Per quanto attiene alla sentenza della Corte di Giustizia tributaria di secondo grado della Lombardia, n. 2343 del 10/9/2024 sostiene che“ai fini dell’acceso al beneficio, è sufficiente la sussistenza dei presupposti previsti dalla disciplina che, peraltro, nel caso di specie, non sono stati mai messi in discussione dall’Ufficio, ciò basterebbe a confermare la fondatezza dell’istanza di rimborso. Si ricordi peraltro che i documenti di prassi interna (Circolari e Risoluzioni) in quanto subordinati alla legge non possono modificarne il contenuto prevedendo requisiti restrittivi dalle norme non indicati.”
Nello stesso senso la sentenza n. 942/2024 del 27/2/2024 della Corte di Giustizia Tributaria della Lombardia che sostiene:
“L’Agenzia delle Entrate non può precludere l’accesso al regime impatriati invocando condizioni non richieste dalla norma di legge (l’art. 16 comma 1 e ss., D.lgs n. 147 del 2015 nella versione vigente al 30.4.2019), ma poste da mere circolari prive di valore normativo, valevoli solo come guida della prassi interpretativa dell’Amministrazione ma inidonee ad integrare il precetto normativo”.

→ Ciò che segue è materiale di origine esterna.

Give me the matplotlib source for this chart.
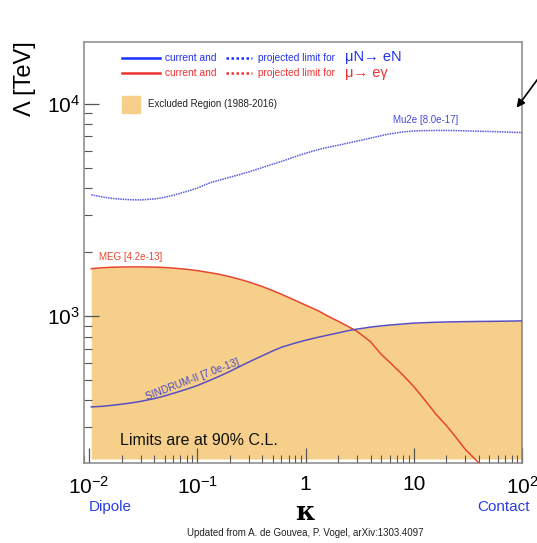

“La circostanza che nella normativa su “controesodati” si sia reso necessario prevedere espressamente una esclusione dal beneficio delle ipotesi di distacco, e che tale previsione non sia stata ripetuta dal legislatore nella normativa del 2015 sugli “impatriati”, induce a concludere che il legislatore non abbia inteso ex se esclusa dalla agevolazione la situazione di rientro dei lavoratori distaccati.”